Greetings! Ready to get your brain influence on?
Inspired by neuromarketing expert Roger Dooley’s SEO Copywriting Certification presentation, Heather gets into how to write sales copy that turns your readers on…meaning, your readers’ brains.
If you write sales copy or landing page content, or if you work with copywriters, then you’ll definitely want to tune in and learn how to write sales copy that turns on your prospects’ brains and sparks conversions…
I’m talking about BRAINS…
For last week’s SEO Copywriting Certification training call, we were honored to have guest speaker Roger Dooley, author of Brainfluence: 100 Ways to Persuade and Convince Consumers with Neuromarketing.
If you haven’t yet read this book, I highly recommend that you do – especially if you’re a copywriter, or work with copywriters, and/or you simply want to make your web copy better!
One of the things Roger talked about during his presentation is how you can use adjectives, and specifically how to…
“Use vivid, sensory, emotional adjectives to engage the brain.”
This is something that of a lot of copywriters forget – we get in a habit of writing copy in a certain way, and we forget the power of adjectives.
Words related to texture activate the brain
Now the cool thing about using those sensory adjectives is that they can actually activate your readers’ brains.
The brain can actually picture – as evidenced by brain scans – what silky would feel like, or smooth or rough: the brain actually “lights up” as if imagining those particular textures.
So when you use these sensory-laden words in your writing, you are actually engaging more of your reader: you’re really turning them on. And now you’re thinking not only about what your copy reads like, but also what it sounds like!
Source: Roger Dooley, NeuroscienceMarketing – “Persuade with Silky Smooth Copy – Substitute sensory metaphors to engage your reader’s brain”
The list above indicates some adjectives that are possible sensory substitutes, like “jagged” and “slimy” and “bright.” For more information on this, check out Roger’s article – I highly recommend it!
So let’s see how this might work when you’re writing content…
In his article (referenced above) Roger uses the example of:
“Having a bad day vs. Having a rough day”
While they mean the same thing, that texture of “rough” does something a little bit different: it engages the brain a little bit more. More examples are:
“She touched the rock vs. She touched the jagged rock”
“Made the fresh eggs vs. Made the freshly-cracked eggs”

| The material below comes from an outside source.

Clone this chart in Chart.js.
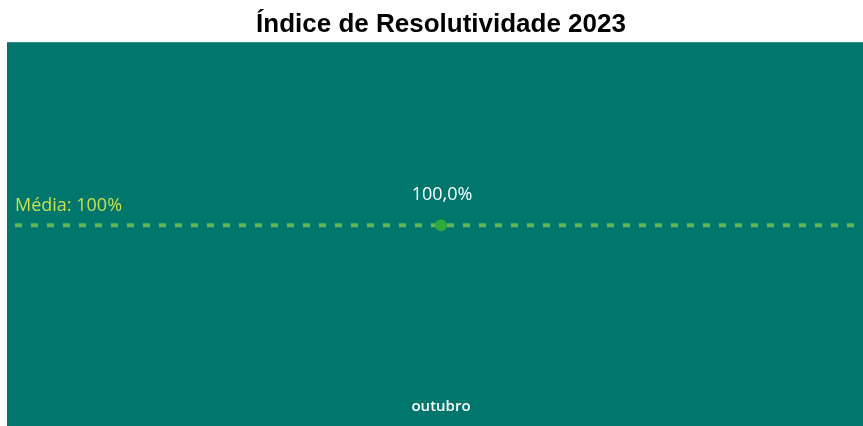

“Your skin will feel soft vs. Your skin will feel silky to the touch”
and, my favorite example: “My cat is soft vs. My cat is fuzzy”
If this is something you don’t do automatically when writing copy, let it sit for awhile and then go back and see how you can add these textural adjectives to your content.
Energizing your copy with textural adjectives can actually improve conversion rates – something that Roger Dooley’s article also discusses. So definitely try it out and see how it works for your own web copy!